The present Government have been at the receiving end of a great deal of criticism in this case, but we have to remember that we are considering successive Governments. The details are set out in our report as to the provision that some Governments have attempted to make to alleviate financial hardship, but they compare poorly with the provision available in Ireland, Canada, New Zealand and Italy, to cite just a few examples. In most cases, that provision came about by way of settlement of claims that were being pursued in the courts. Part of the indignation felt here is that it was necessary to initiate proceedings in the courts. We believe that such action is not the appropriate way of approaching this question.

It is understandable that those who have suffered have looked for someone to blame and equally understandable that Governments have said that they were not to blame and regarded that as an end to the discussion.

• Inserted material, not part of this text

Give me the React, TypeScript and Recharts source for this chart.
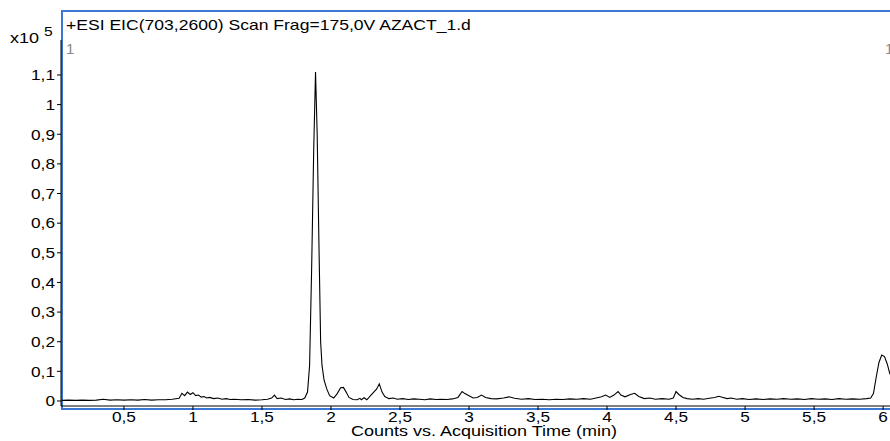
import { LineChart, Line, XAxis, YAxis } from 'recharts';

// acquisition time (min)
const times = [
  0.05, 0.1, 0.15, 0.2, 0.25, 0.3, 0.35, 0.4, 0.45, 0.5,
  0.55, 0.6, 0.65, 0.7, 0.75, 0.8, 0.85, 0.9, 0.92, 0.94,
  0.96, 0.98, 1.0, 1.02, 1.04, 1.06, 1.08, 1.1, 1.12, 1.15,
  1.18, 1.21, 1.24, 1.27, 1.3, 1.35, 1.4, 1.45, 1.5, 1.54,
  1.57, 1.59, 1.61, 1.64, 1.67, 1.7, 1.73, 1.76, 1.79, 1.81,
  1.83, 1.845, 1.86, 1.875, 1.888, 1.9, 1.912, 1.925, 1.935, 1.95,
  1.97, 1.99, 2.02, 2.045, 2.07, 2.09, 2.11, 2.13, 2.16, 2.19,
  2.21, 2.22, 2.24, 2.26, 2.29, 2.31, 2.33, 2.35, 2.37, 2.39,
  2.42, 2.45, 2.48, 2.52, 2.56, 2.6, 2.64, 2.68, 2.72, 2.76,
  2.8, 2.84, 2.88, 2.92, 2.95, 2.97, 3.0, 3.03, 3.06, 3.09,
  3.12, 3.16, 3.2, 3.25, 3.29, 3.33, 3.38, 3.43, 3.48, 3.53,
  3.58, 3.63, 3.68, 3.73, 3.78, 3.83, 3.88, 3.92, 3.96, 3.99,
  4.02, 4.05, 4.08, 4.1, 4.13, 4.17, 4.2, 4.23, 4.27, 4.31,
  4.35, 4.4, 4.45, 4.48, 4.5, 4.52, 4.55, 4.58, 4.62, 4.66,
  4.7, 4.74, 4.78, 4.81, 4.84, 4.87, 4.9, 4.94, 4.98, 5.03,
  5.08, 5.13, 5.18, 5.23, 5.28, 5.33, 5.38, 5.43, 5.48, 5.53,
  5.58, 5.63, 5.68, 5.73, 5.78, 5.83, 5.88, 5.91, 5.93, 5.95,
  5.97, 5.99, 6.01, 6.03, 6.05,
];

// counts, x10^5
const counts = [
  0.002, 0.003, 0.002, 0.003, 0.002, 0.003, 0.006, 0.003, 0.004, 0.003,
  0.004, 0.003, 0.005, 0.003, 0.004, 0.004, 0.006, 0.009, 0.026, 0.018,
  0.03, 0.022, 0.028, 0.018, 0.02, 0.013, 0.015, 0.01, 0.012, 0.008,
  0.01, 0.006, 0.008, 0.005, 0.006, 0.004, 0.005, 0.003, 0.004, 0.006,
  0.01, 0.02, 0.008, 0.01, 0.005, 0.007, 0.004, 0.006, 0.005, 0.01,
  0.03, 0.12, 0.45, 0.85, 1.11, 0.9, 0.55, 0.2, 0.12, 0.07,
  0.04, 0.018, 0.01, 0.025, 0.045, 0.046, 0.03, 0.012, 0.005, 0.004,
  0.009, 0.004, 0.011, 0.004, 0.02, 0.03, 0.04, 0.058, 0.03, 0.015,
  0.008, 0.01, 0.006, 0.008, 0.005, 0.007, 0.006, 0.004, 0.007, 0.005,
  0.006, 0.005, 0.007, 0.012, 0.032, 0.025, 0.018, 0.01, 0.012, 0.02,
  0.012, 0.008, 0.007, 0.01, 0.014, 0.009, 0.006, 0.008, 0.005, 0.006,
  0.004, 0.006, 0.005, 0.007, 0.006, 0.008, 0.006, 0.01, 0.014, 0.02,
  0.012, 0.02, 0.032, 0.02, 0.014, 0.022, 0.026, 0.015, 0.008, 0.01,
  0.006, 0.008, 0.006, 0.01, 0.032, 0.022, 0.012, 0.008, 0.006, 0.008,
  0.006, 0.009, 0.012, 0.016, 0.012, 0.008, 0.01, 0.006, 0.008, 0.005,
  0.007, 0.005, 0.007, 0.006, 0.008, 0.006, 0.007, 0.005, 0.008, 0.006,
  0.007, 0.005, 0.008, 0.006, 0.007, 0.006, 0.008, 0.01, 0.025, 0.08,
  0.13, 0.155, 0.15, 0.125, 0.09,
];

const xTicks = [0.5, 1, 1.5, 2, 2.5, 3, 3.5, 4, 4.5, 5, 5.5, 6];
const yTicks = [0, 0.1, 0.2, 0.3, 0.4, 0.5, 0.6, 0.7, 0.8, 0.9, 1, 1.1];

const data = times.map((t, i) => ({ t, c: counts[i] }));

const font = '"Liberation Sans", Arial, sans-serif';
const comma = (v: number) => String(v).replace('.', ',');
const blue = '#3b78d4';

// the original text looks a bit stretched sideways
const XTick = (props: any) => {
  const { x, y, payload } = props;
  return (
    <g transform={`translate(${x},${y})`}>
      <text transform="scale(1.15,1)" textAnchor="middle" dy="0.71em" fontSize={15} fontFamily={font} fill="#000">
        {comma(payload.value)}
      </text>
    </g>
  );
};

const YTick = (props: any) => {
  const { x, y, payload } = props;
  return (
    <g transform={`translate(${x},${y})`}>
      <text transform="scale(1.15,1)" textAnchor="end" dy="0.355em" fontSize={15} fontFamily={font} fill="#000">
        {comma(payload.value)}
      </text>
    </g>
  );
};

const stretch = (s: number) => ({ transform: `scaleX(${s})`, transformOrigin: 'left top' });

export default function App() {
  return (
    <div style={{ position: 'absolute', left: 0, top: 0, width: 890, height: 441, overflow: 'hidden', fontFamily: font, background: '#fff' }}>
      {/* blue frame */}
      <div style={{ position: 'absolute', left: 61, top: 10, width: 840, height: 396, borderTop: `2px solid ${blue}`, borderLeft: `2px solid ${blue}`, borderBottom: `2px solid ${blue}` }} />
      <div style={{ position: 'absolute', left: 0, top: 0 }}>
        <LineChart width={890} height={441} data={data} margin={{ top: 40, right: 0, bottom: 10, left: 0 }}>
          <XAxis
            dataKey="t"
            type="number"
            domain={[0.044, 6.05]}
            allowDataOverflow
            ticks={xTicks}
            stroke="#000"
            tickSize={4}
            tickMargin={1}
            height={25}
            tick={<XTick />}
            interval={0}
          />
          <YAxis
            type="number"
            domain={[-0.0169, 1.218]}
            allowDataOverflow
            ticks={yTicks}
            stroke="#000"
            width={61}
            tickSize={4}
            tickMargin={2}
            tick={<YTick />}
            interval={0}
          />
          <Line dataKey="c" type="linear" stroke="#000" strokeWidth={1.1} dot={false} isAnimationActive={false} />
        </LineChart>
      </div>
      <div style={{ position: 'absolute', left: 66, top: 16, fontSize: 15, color: '#000', whiteSpace: 'nowrap', ...stretch(1.17) }}>
        +ESI EIC(703,2600) Scan Frag=175,0V AZACT_1.d
      </div>
      <div style={{ position: 'absolute', left: 10, top: 29, fontSize: 15, color: '#000', whiteSpace: 'nowrap', ...stretch(1.2) }}>
        x10 <span style={{ fontSize: 13, position: 'relative', top: -7 }}>5</span>
      </div>
      <div style={{ position: 'absolute', left: 66, top: 40, fontSize: 15, color: '#888' }}>1</div>
      <div style={{ position: 'absolute', left: 885, top: 40, fontSize: 15, color: '#888' }}>1</div>
      <div style={{ position: 'absolute', left: 351, top: 422, fontSize: 15, color: '#000', whiteSpace: 'nowrap', ...stretch(1.2) }}>
        Counts vs. Acquisition Time (min)
      </div>
    </div>
  );
}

We said in our report that argument in the courts addresses the wrong questions in such situations. It does not matter whether claimants are time-barred by the Limitation Act, whether they were persuaded as a condition of the relief that has been available to sign a release exempting the Government from further claims, whether participants are now dead or whether records have been lost. We believe that it is unworthy for the Government to argue, "It wasn't our fault, so we won't relieve the financial hardship". The party that I joined more than 60 years ago believed that the Government had a duty to ensure for all their citizens a reasonable standard of living and relief from poverty—poverty for which they were not responsible—particularly where it is attributable to a specific misfortune that is clearly identifiable. I recollect Lord Ackner asking in this Chamber on more than one occasion how this situation could be distinguished from the criminal injury legislation; a victim of crime is compensated by the Government without anyone asking whether the misfortune was the Government's fault.

I am very conscious that this is not the optimum time to choose to press on the Government the need for expenditure adequate to address the hardship, but the relief has been withheld for too long. Many whose final years might have been passed free from financial pressures are already dead. Others have only a limited time left. For too long, the debate has been about what might have been. What needs to be discussed now is what may yet be.